92.4.1 Missing pagination for sql engine query output
We noticed that the table generated by sql engine doesn’t come with a pager, unlike the formatiting and pagination offered by dplyr by default. We looked through the options offered by the sql engine, but it doesn’t seem to support this feature. So we are planning to expand the table formatter in the existing sql engine to support pagination.
92.4.2 sql engine for dplyr dataframes
Despite the success, we still feel that importing the tables to the in-mem database and passing the connection along is tedious and unncessary, in an idea world, we could just reference the dataframes in the environment directly in the SQL queries. We have explored this idea briefly by creating a new knitr engine named eng_sql_local based on the existing eng_sql implementation. The idea is summarized below,
- we use a library called queryparser to extract all the table references from the query
- we get the corresponding dataframes by name from the knit_global environment
- we import the dataframes into the dbplyr in-memory database
- we invoke the existing eng_sql to run the query
Here is a code snippet, and we also have the code in our own fork.

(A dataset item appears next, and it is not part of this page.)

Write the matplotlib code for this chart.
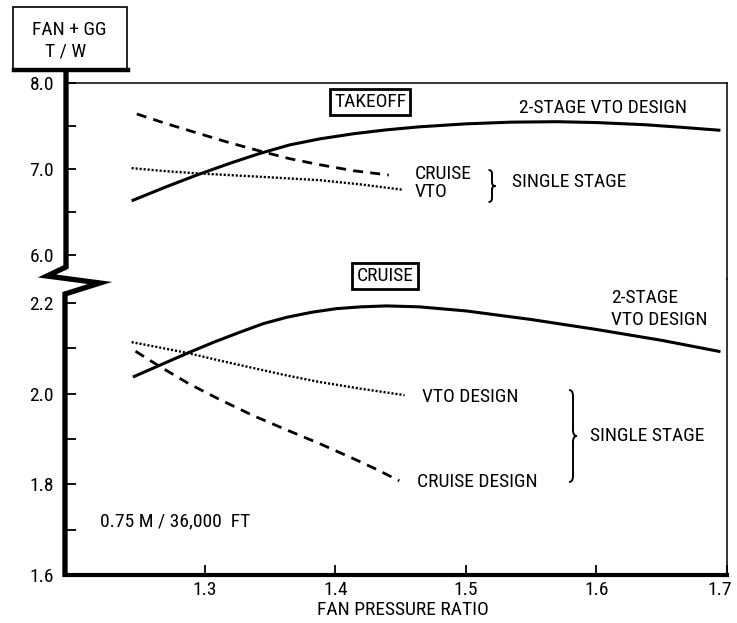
import matplotlib
matplotlib.use("Agg")
import matplotlib.pyplot as plt
from matplotlib import font_manager
from matplotlib.lines import Line2D
from matplotlib.patches import Rectangle, PathPatch
from matplotlib.path import Path
from matplotlib.ticker import MultipleLocator
from matplotlib.transforms import ScaledTranslation

# ---------------- data ----------------
x_ticks = [1.3, 1.4, 1.5, 1.6, 1.7]
x_tick_labels = ["1.3", "1.4", "1.5", "1.6", "1.7"]
top_yticks = [6.0, 7.0, 8.0]
top_ytick_labels = ["6.0", "7.0", "8.0"]
bot_yticks = [1.6, 1.8, 2.0, 2.2]
bot_ytick_labels = ["1.6", "1.8", "2.0", "2.2"]

# TAKEOFF
to_2stage_x = [1.244, 1.27, 1.294, 1.32, 1.342, 1.365, 1.388, 1.414, 1.439, 1.464, 1.50, 1.535,
               1.57, 1.60, 1.637, 1.665, 1.695]
to_2stage_y = [6.63, 6.79, 6.93, 7.07, 7.18, 7.28, 7.35, 7.41, 7.455, 7.49, 7.525, 7.545,
               7.55, 7.54, 7.515, 7.485, 7.45]
to_cruise_x = [1.248, 1.27, 1.294, 1.318, 1.342, 1.365, 1.388, 1.414, 1.441]
to_cruise_y = [7.64, 7.53, 7.42, 7.31, 7.21, 7.12, 7.05, 6.98, 6.93]
to_vto_x = [1.244, 1.27, 1.294, 1.342, 1.388, 1.42, 1.451]
to_vto_y = [7.01, 6.975, 6.95, 6.91, 6.87, 6.82, 6.76]

# CRUISE
cr_2stage_x = [1.245, 1.264, 1.287, 1.307, 1.327, 1.345, 1.363, 1.382, 1.401, 1.42, 1.439, 1.464,
               1.50, 1.55, 1.60, 1.65, 1.695]
cr_2stage_y = [2.037, 2.061, 2.090, 2.114, 2.136, 2.155, 2.169, 2.180, 2.188, 2.192, 2.194, 2.192,
               2.183, 2.164, 2.142, 2.118, 2.093]
cr_vto_x = [1.244, 1.264, 1.287, 1.312, 1.337, 1.362, 1.388, 1.42, 1.453]
cr_vto_y = [2.114, 2.103, 2.090, 2.073, 2.057, 2.041, 2.026, 2.011, 1.997]
cr_cruise_x = [1.247, 1.264, 1.288, 1.311, 1.337, 1.363, 1.388, 1.413, 1.431, 1.449]
cr_cruise_y = [2.094, 2.063, 2.022, 1.988, 1.952, 1.920, 1.890, 1.858, 1.834, 1.808]

# ---------------- fonts ----------------
avail = {f.name for f in font_manager.fontManager.ttflist}
FONT = "DejaVu Sans"
for cand in ["Liberation Sans Narrow", "DejaVu Sans Condensed", "Roboto Condensed", "Open Sans Condensed"]:
    if cand in avail:
        FONT = cand
        break
plt.rcParams["font.family"] = [FONT, "DejaVu Sans"]

W, H = 737, 623
fig = plt.figure(figsize=(W / 100, H / 100), dpi=100)


def fx(px):
    return px / W


def fy(py):
    return 1 - py / H


LEFT, RIGHT, TOP, SPLIT, BOTTOM = 65, 727, 83, 279, 575
ax_top = fig.add_axes([fx(LEFT), fy(SPLIT), fx(RIGHT) - fx(LEFT), fy(TOP) - fy(SPLIT)])
ax_bot = fig.add_axes([fx(LEFT), fy(BOTTOM), fx(RIGHT) - fx(LEFT), fy(SPLIT) - fy(BOTTOM)])

XMIN, XMAX = 1.193, 1.70
for ax in (ax_top, ax_bot):
    ax.set_xlim(XMIN, XMAX)
    ax.set_facecolor("none")
    ax.spines["right"].set_linewidth(1.1)
    ax.spines["left"].set_visible(False)
    ax.tick_params(axis="y", direction="in", length=8, width=1.3, pad=8, labelsize=14, which="both")
    ax.tick_params(axis="x", direction="in", length=7, width=1.3, pad=4, labelsize=14)

# top axes
ax_top.set_ylim(5.721, 8.0)
ax_top.spines["bottom"].set_visible(False)
ax_top.spines["top"].set_linewidth(1.1)
ax_top.set_yticks(top_yticks)
ax_top.set_yticklabels(top_ytick_labels)
ax_top.yaxis.set_minor_locator(MultipleLocator(0.5))
ax_top.set_xticks([])

# bottom axes
ax_bot.set_ylim(1.6, 2.2534)
ax_bot.spines["top"].set_visible(False)
ax_bot.spines["bottom"].set_linewidth(3.0)
ax_bot.set_yticks(bot_yticks)
ax_bot.set_yticklabels(bot_ytick_labels)
ax_bot.yaxis.set_minor_locator(MultipleLocator(0.1))
ax_bot.set_xticks(x_ticks)
ax_bot.set_xticklabels(x_tick_labels)
ax_bot.set_xlabel("FAN PRESSURE RATIO", fontsize=14)
ax_bot.xaxis.set_label_coords(0.51, -0.088)
last = ax_bot.get_xticklabels()[-1]
last.set_transform(last.get_transform() + ScaledTranslation(-7 / 100, 0, fig.dpi_scale_trans))

# curves
solid = dict(color="black", lw=2.2, solid_capstyle="butt", solid_joinstyle="round")
dashed = dict(color="black", lw=2.0, linestyle=(0, (3.6, 2.6)))
dotted = dict(color="black", lw=1.7, linestyle=(0, (0.9, 0.8)))

ax_top.plot(to_2stage_x, to_2stage_y, **solid)
ax_top.plot(to_cruise_x, to_cruise_y, **dashed)
ax_top.plot(to_vto_x, to_vto_y, **dotted)
ax_bot.plot(cr_2stage_x, cr_2stage_y, **solid)
ax_bot.plot(cr_vto_x, cr_vto_y, **dotted)
ax_bot.plot(cr_cruise_x, cr_cruise_y, **dashed)

# thick left spine with break zigzag
zx = [66, 66, 47, 100, 65, 65]
zy = [70, 267, 276, 283, 294, 577]
fig.add_artist(Line2D([fx(v) for v in zx], [fy(v) for v in zy], color="black", lw=3.8,
                      solid_joinstyle="miter", solid_capstyle="butt", transform=fig.transFigure))

# y-label box
fig.add_artist(Rectangle((fx(13), fy(70)), fx(127) - fx(13), fy(7) - fy(70), fc="white",
                         ec="black", lw=1.2, transform=fig.transFigure))
fig.add_artist(Line2D([fx(14), fx(128)], [fy(70), fy(70)], color="black", lw=3.2,
                      transform=fig.transFigure))
fig.text(fx(69), fy(30), "FAN + GG", ha="center", va="center", fontsize=14)
fig.text(fx(66), fy(52), "T / W", ha="center", va="center", fontsize=14)


def brace(xc, y0, y1, w):
    """right-facing curly brace between pixel rows y0 and y1, centred at column xc"""
    ym = (y0 + y1) / 2
    h = (y1 - y0)
    c = min(6, h * 0.12)
    xl, xr = xc - w / 2, xc + w / 2
    pts = [(xl, y0), (xc, y0), (xc, y0 + c),
           (xc, ym - c),
           (xc, ym), (xr, ym),
           (xc, ym), (xc, ym + c),
           (xc, y1 - c),
           (xc, y1), (xl, y1)]
    codes = [Path.MOVETO, Path.CURVE3, Path.CURVE3,
             Path.LINETO,
             Path.CURVE3, Path.CURVE3,
             Path.CURVE3, Path.CURVE3,
             Path.LINETO,
             Path.CURVE3, Path.CURVE3]
    p = Path([(fx(a), fy(b)) for a, b in pts], codes)
    fig.add_artist(PathPatch(p, fc="none", ec="black", lw=1.4, transform=fig.transFigure))


TS = 14
# TAKEOFF
fig.text(fx(370), fy(102), "TAKEOFF", ha="center", va="center", fontsize=TS,
         bbox=dict(boxstyle="square,pad=0.22", fc="white", ec="black", lw=2.0))
fig.text(fx(603), fy(108), "2-STAGE VTO DESIGN", ha="center", va="center", fontsize=TS)
fig.text(fx(415), fy(174), "CRUISE", ha="left", va="center", fontsize=TS)
fig.text(fx(415), fy(192), "VTO", ha="left", va="center", fontsize=TS)
brace(492, 170, 202, 7)
fig.text(fx(512), fy(182), "SINGLE STAGE", ha="left", va="center", fontsize=TS)

# CRUISE
fig.text(fx(385), fy(276), "CRUISE", ha="center", va="center", fontsize=TS,
         bbox=dict(boxstyle="square,pad=0.22", fc="white", ec="black", lw=2.0))
fig.text(fx(611), fy(298), "2-STAGE", ha="left", va="center", fontsize=TS)
fig.text(fx(611), fy(320), "VTO DESIGN", ha="left", va="center", fontsize=TS)
fig.text(fx(422), fy(397), "VTO DESIGN", ha="left", va="center", fontsize=TS)
fig.text(fx(417), fy(482), "CRUISE DESIGN", ha="left", va="center", fontsize=TS)
brace(573, 390, 482, 8)
fig.text(fx(590), fy(436), "SINGLE STAGE", ha="left", va="center", fontsize=TS)
fig.text(fx(100), fy(521), "0.75 M / 36,000  FT", ha="left", va="center", fontsize=TS)

fig.savefig("out.png", dpi=100, facecolor="white")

# sql engine using dbplyr in-memory db
eng_sql_local = function(options) {
query = one_string(options$code)
table_references <- queryparser::parse_query(query)$from
options$connection <- dbplyr::src_memdb()$con
overwrite <-ifelse(is.null(options$overwrite), FALSE, options$overwrite)
output <- tryCatch({
for (i in range(1, length(table_references)))
{
table_name <- as.character(table_references[[i]])
dataframe = get(table_name, envir = knit_global())
if ((!DBI::dbExistsTable(options$connection, table_name)) | overwrite){
DBI::dbWriteTable(dbplyr::src_memdb()$con, table_name, dataframe)
}
}
},error = function(e) {
e$message <-
paste(e$message,
paste("The table ", table_name, " doesn't exist in the global environment.", sep=""),
"Using the following command to set the dataframe in the global environment:",
"env <- knitr::knit_global()",
paste("env$`", table_name, "` <- `", table_name, "`", sep=""),
sep = "\n")
e
})
if (inherits(output, "error"))
return(engine_output(options, query, one_string(output)))
return(eng_sql(options))
}
This has been tested successfully in our local environment (one would have to fork or clone our repo, build knitr locally to test out this new code block). However, the library queryparser doesn’t handle the complex queries with Common Table Expression (CTE), we would have to implement our own queryparser using regular expression to identify table names in the query. Another problem we found with this custom sql engine is that it doesn’t support the syntax highlighting, while the existing sql engine does, we will try to fix this issue in the future.